Combine them and you get a closed loop. When a merchant uses Stripe to sell and a consumer uses PayPal to buy, the transaction stays within one ecosystem, bypassing traditional card network interchange. That is the structural advantage every payments company has chased and none has captured at this scale. It is also the reason the FTC will scrutinize this deal with extreme care, because a $3.69 trillion closed-loop processor has pricing power that Visa and Mastercard cannot ignore.
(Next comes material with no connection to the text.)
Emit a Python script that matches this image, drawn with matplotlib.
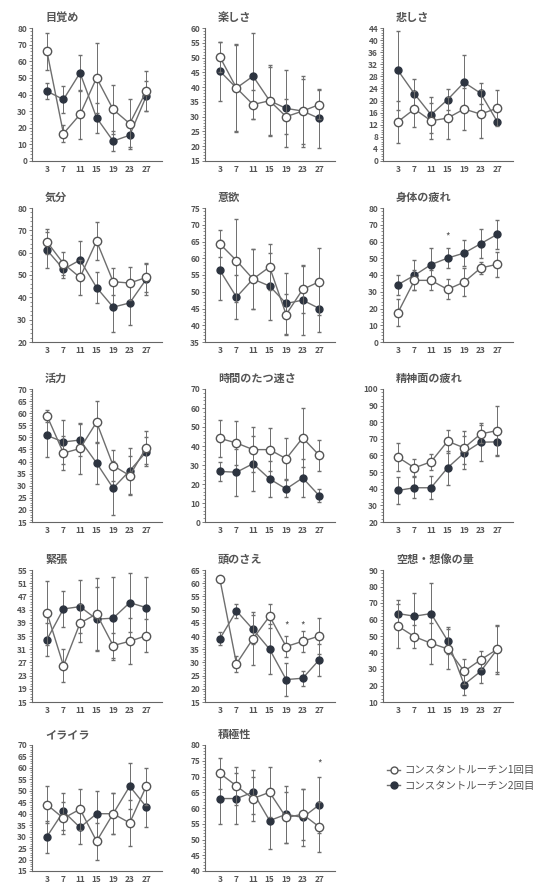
import matplotlib.pyplot as plt
from matplotlib.ticker import AutoMinorLocator
from matplotlib.lines import Line2D
import numpy as np

plt.rcParams['font.family'] = ['Noto Sans CJK JP', 'DejaVu Sans']

days = [3, 7, 11, 15, 19, 23, 27]

# 1回目 = open circles, 2回目 = filled circles
mezame_1 = [66, 16.5, 28, 50, 31, 22.5, 42]
mezame_1_err = [11, 5, 15, 21, 15, 15, 12]
mezame_2 = [42, 37, 53, 26, 12, 15.5, 39]
mezame_2_err = [5, 8, 11, 9, 6, 7, 9]

tanoshisa_1 = [50.2, 39.7, 34.1, 35.4, 30, 31.9, 34.1]
tanoshisa_1_err = [5, 15, 5, 12, 6, 11, 5]
tanoshisa_2 = [45.4, 39.7, 43.7, 35.4, 32.8, 31.9, 29.4]
tanoshisa_2_err = [10, 14.5, 14.5, 11.5, 13, 12, 10]

kanashisa_1 = [13, 17.2, 13.3, 14.2, 17.2, 15.5, 17.5]
kanashisa_1_err = [7, 6, 6, 7, 7, 8, 6]
kanashisa_2 = [30, 22.2, 15.3, 20.3, 26, 22.4, 13]
kanashisa_2_err = [13, 5, 6, 3.5, 9, 3.5, 1]

kibun_1 = [64.9, 55.1, 48.9, 65.2, 47, 46.4, 48.9]
kibun_1_err = [5.5, 5, 8, 8.6, 6, 7.4, 6.4]
kibun_2 = [61.2, 52.6, 56.7, 44.4, 35.6, 37.5, 48.1]
kibun_2_err = [8, 4, 8.5, 7, 11, 10, 7]

iyoku_1 = [64.3, 59.3, 53.8, 57.4, 43.2, 50.7, 53]
iyoku_1_err = [4, 12.5, 9, 7, 6, 7, 10]
iyoku_2 = [56.4, 48.4, 53.8, 51.7, 46.5, 47.5, 45]
iyoku_2_err = [9, 6.5, 9, 10, 9, 10.5, 7]

shintai_1 = [17.5, 36.8, 36.8, 31.4, 35.8, 44.2, 46.4]
shintai_1_err = [8, 6, 6, 6, 8.5, 3.5, 7.5]
shintai_2 = [34.2, 39.8, 46.2, 50.1, 53.1, 58.7, 64.3]
shintai_2_err = [6, 9, 10, 6, 8, 8.5, 8.5]

katsuryoku_1 = [59, 43.5, 45.4, 56.3, 38.3, 34.2, 45.8]
katsuryoku_1_err = [2.5, 7, 10.6, 8.6, 6.5, 8, 7]
katsuryoku_2 = [50.8, 48.1, 48.9, 39.4, 29, 36.2, 44]
katsuryoku_2_err = [9, 9, 6.7, 8.7, 11.3, 9.6, 6]

jikan_1 = [44, 41.6, 38.1, 38.1, 33.3, 44.3, 35.1]
jikan_1_err = [9.7, 11.6, 12, 11.5, 10.7, 15.6, 8]
jikan_2 = [26.6, 26.2, 30.7, 22.7, 17.4, 23.2, 13.8]
jikan_2_err = [5, 12.4, 14.6, 9.4, 4.5, 10, 3.5]

seishin_1 = [59, 52.6, 56.2, 68.6, 64.6, 73, 75]
seishin_1_err = [8.6, 5, 5, 7, 10, 5.6, 15]
seishin_2 = [39, 40.6, 40.6, 52.6, 61.6, 68, 68.2]
seishin_2_err = [8, 6.4, 7, 10.4, 10, 11.4, 8.6]

kincho_1 = [42.1, 26, 38.9, 41.7, 32.1, 33.4, 35.1]
kincho_1_err = [9.7, 5, 5.8, 11, 3.7, 7, 5]
kincho_2 = [33.9, 43.2, 43.9, 40.1, 40.4, 45.1, 43.6]
kincho_2_err = [5, 5.4, 8, 9.7, 12.6, 9, 9.2]

atama_1 = [61.5, 29.5, 39, 47.5, 36, 38, 40]
atama_1_err = [0, 3, 10, 4.5, 4, 4, 7]
atama_2 = [39, 49.5, 42.5, 35, 23.5, 24, 31]
atama_2_err = [2.5, 2.5, 5.5, 9.5, 6.3, 2.8, 6]

kuso_1 = [56, 49.6, 45.6, 42.2, 28.6, 35.6, 42]
kuso_1_err = [13.4, 7, 12.4, 12, 7.4, 5.6, 14.8]
kuso_2 = [63.6, 62, 63.6, 47.2, 20.6, 28.6, 42]
kuso_2_err = [8, 14, 18.4, 8, 6.4, 7, 14]

iraira_1 = [44, 38, 42, 28, 40, 36, 52]
iraira_1_err = [8, 7, 9, 8, 9, 10, 8]
iraira_2 = [30, 41, 34, 40, 40, 52, 43]
iraira_2_err = [7, 8, 7, 10, 9, 10, 9]

sekkyoku_1 = [71, 67, 63, 65, 57, 58, 54]
sekkyoku_1_err = [5, 6, 7, 8, 8, 8, 8]
sekkyoku_2 = [63, 63, 65, 56, 58, 57, 61]
sekkyoku_2_err = [8, 8, 7, 9, 9, 9, 9]

panels = [
    ('目覚め', mezame_1, mezame_1_err, mezame_2, mezame_2_err, 0, 80, 10, []),
    ('楽しさ', tanoshisa_1, tanoshisa_1_err, tanoshisa_2, tanoshisa_2_err, 15, 60, 5, []),
    ('悲しさ', kanashisa_1, kanashisa_1_err, kanashisa_2, kanashisa_2_err, 0, 44, 4, []),
    ('気分', kibun_1, kibun_1_err, kibun_2, kibun_2_err, 20, 80, 10, []),
    ('意欲', iyoku_1, iyoku_1_err, iyoku_2, iyoku_2_err, 35, 75, 5, []),
    ('身体の疲れ', shintai_1, shintai_1_err, shintai_2, shintai_2_err, 0, 80, 10, [(15, 63)]),
    ('活力', katsuryoku_1, katsuryoku_1_err, katsuryoku_2, katsuryoku_2_err, 15, 70, 5, []),
    ('時間のたつ速さ', jikan_1, jikan_1_err, jikan_2, jikan_2_err, 0, 70, 10, []),
    ('精神面の疲れ', seishin_1, seishin_1_err, seishin_2, seishin_2_err, 20, 100, 10, []),
    ('緊張', kincho_1, kincho_1_err, kincho_2, kincho_2_err, 15, 55, 4, []),
    ('頭のさえ', atama_1, atama_1_err, atama_2, atama_2_err, 15, 65, 5, [(19, 44), (23, 44)]),
    ('空想・想像の量', kuso_1, kuso_1_err, kuso_2, kuso_2_err, 10, 90, 10, []),
    ('イライラ', iraira_1, iraira_1_err, iraira_2, iraira_2_err, 15, 70, 5, []),
    ('積極性', sekkyoku_1, sekkyoku_1_err, sekkyoku_2, sekkyoku_2_err, 40, 80, 5, [(27, 74)]),
]

W, H = 552, 889
col_left = [32, 205, 383]
row_top = [28, 208, 389, 570, 745]
row_h = [133, 134, 133, 132, 126]
ax_w = 130

line_c = '#6e6e6e'
dark = '#2d3440'
text_c = '#555555'

fig = plt.figure(figsize=(W / 100, H / 100), dpi=100)

for i, (title, y1, e1, y2, e2, lo, hi, step, stars) in enumerate(panels):
    r, c = divmod(i, 3)
    ax = fig.add_axes([col_left[c] / W, 1 - (row_top[r] + row_h[r]) / H, ax_w / W, row_h[r] / H])
    ax.errorbar(days, y2, yerr=e2, color=line_c, lw=1, elinewidth=0.7, capsize=1.5,
                marker='o', ms=5, mfc=dark, mec=dark, zorder=2)
    ax.errorbar(days, y1, yerr=e1, color=line_c, lw=1, elinewidth=0.7, capsize=1.5,
                marker='o', ms=6, mfc='white', mec='#555555', mew=1, zorder=3)
    for sx, sy in stars:
        ax.text(sx, sy, '*', ha='center', va='center', fontsize=7, color=text_c)
    ax.set_xlim(-0.6, 30.8)
    ax.set_ylim(lo, hi)
    ax.set_xticks(days)
    ax.set_yticks(np.arange(lo, hi + 1, step))
    ax.yaxis.set_minor_locator(AutoMinorLocator(5))
    ax.spines[['top', 'right']].set_visible(False)
    for s in ['left', 'bottom']:
        ax.spines[s].set_color('#666666')
        ax.spines[s].set_linewidth(0.8)
    ax.tick_params(labelsize=6, colors='#666666', labelcolor=text_c, length=2, width=0.6, pad=1.5)
    ax.tick_params(which='minor', length=1.2, width=0.5, colors='#666666')
    ax.tick_params(axis='x', length=0, pad=3)
    for lab in ax.get_xticklabels() + ax.get_yticklabels():
        lab.set_fontweight('bold')
    ax.set_title(title, fontsize=8, fontweight='bold', color=text_c, loc='left',
                 x=0.1, pad=5)

handles = [
    Line2D([], [], color=line_c, lw=1, marker='o', ms=5, mfc='white', mec='#555555'),
    Line2D([], [], color=line_c, lw=1, marker='o', ms=5, mfc=dark, mec=dark),
]
fig.legend(handles, ['コンスタントルーチン1回目', 'コンスタントルーチン2回目'],
           loc='upper left', bbox_to_anchor=(378 / W, 1 - 756 / H), frameon=False,
           fontsize=7.5, labelcolor=text_c, handlelength=1.2, handletextpad=0.4,
           labelspacing=0.5)

fig.savefig('out.png', dpi=100, facecolor='white')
Stablecoins add another dimension. PayPal launched PYUSD, its dollar-backed stablecoin, which has grown to roughly $4 billion in market capitalization. Stripe acquired Bridge for $1.1 billion and is developing Tempo, its own blockchain settlement layer. A merged entity would control consumer stablecoin distribution (PayPal), infrastructure tooling (Bridge), and the settlement rails (Tempo). Whether regulators allow that combination is another question entirely.

Strongest Counterargument

PayPal’s 1.3× revenue multiple is not a market error. It is the market correctly pricing a business in structural decline, and Stripe may be catching a falling knife with $50 billion in borrowed money. Branded checkout, PayPal’s highest-margin product, is being eaten alive: Apple Pay’s U.S. transaction volume surpassed PayPal’s in 2025 as default wallet penetration on iPhones passed 60%. Google Pay is close behind. Merchants are ripping out PayPal checkout buttons because conversion rates run 12 to 15 percentage points below native card entry, according to Morgan Stanley. Braintree’s massive volume share, that 44%, generates essentially nothing because enterprise processing is a commodity with interchange pass-through margins approaching zero. And Venmo, the consumer darling, has never been durably monetized: its per-user revenue sits below $10 annually despite 90 million accounts. Buying all three problems for $53 billion does not make them easier to solve. It makes the consequences of failure $53 billion larger. Q1 2026 operating margins contracted 229 basis points year-over-year. Free cash flow is not growing; it is beginning to compress. Stripe may be financing a debt stack against a shrinking cash flow base, which is how leveraged buyouts go wrong.

Limitations

Stripe is privately held. All financial metrics cited here derive from third-party estimates (Sacra, Multiples.vc) or self-reported company statements that have not been independently audited. Revenue multiple comparisons between private and public companies carry inherent imprecision because tender-offer valuations reflect illiquidity premiums and limited float. PayPal has not publicly responded to the offer, and Reuters’s sourcing relies on two unnamed people familiar with the matter. Polymarket’s 18% deal-close probability reflects market skepticism, not just regulatory risk. Comparing the combined entity’s $3.69 trillion in TPV to Visa and Mastercard volumes conflates processors with networks, which occupy fundamentally different positions in the payment stack and command structurally different margins. Finally, the $50 billion financing figure does not specify the debt-to-equity split, making any leverage ratio calculation approximate.

The Bottom Line

If you run a business that accepts online payments, this deal reshapes your negotiating landscape regardless of whether it closes. A combined Stripe-PayPal would process $3.69 trillion annually and control both sides of the checkout experience, which means enterprise payment processing pricing could shift materially in either direction: down if the acquirer uses scale for market share, up if it uses market power for margin. If you hold PayPal stock, Burry’s $75-to-$115 intrinsic valuation and the 28% premium embedded in the $60.50 offer bracket your decision: the bid may be low, but the five-year trend that brought the stock here shows no sign of reversing on its own. And if you are watching the payments industry, the signal is unmistakable. Stripe looked at a company that lost $168 million in value every day for five years and saw $33 billion in annual revenue selling at a price that assumes it will eventually be worth nothing. Whether Stripe is right about that depends on a question nobody can answer yet: can better management extract value from assets the market has given up on, or is the market right that those assets are melting faster than anyone can restructure them?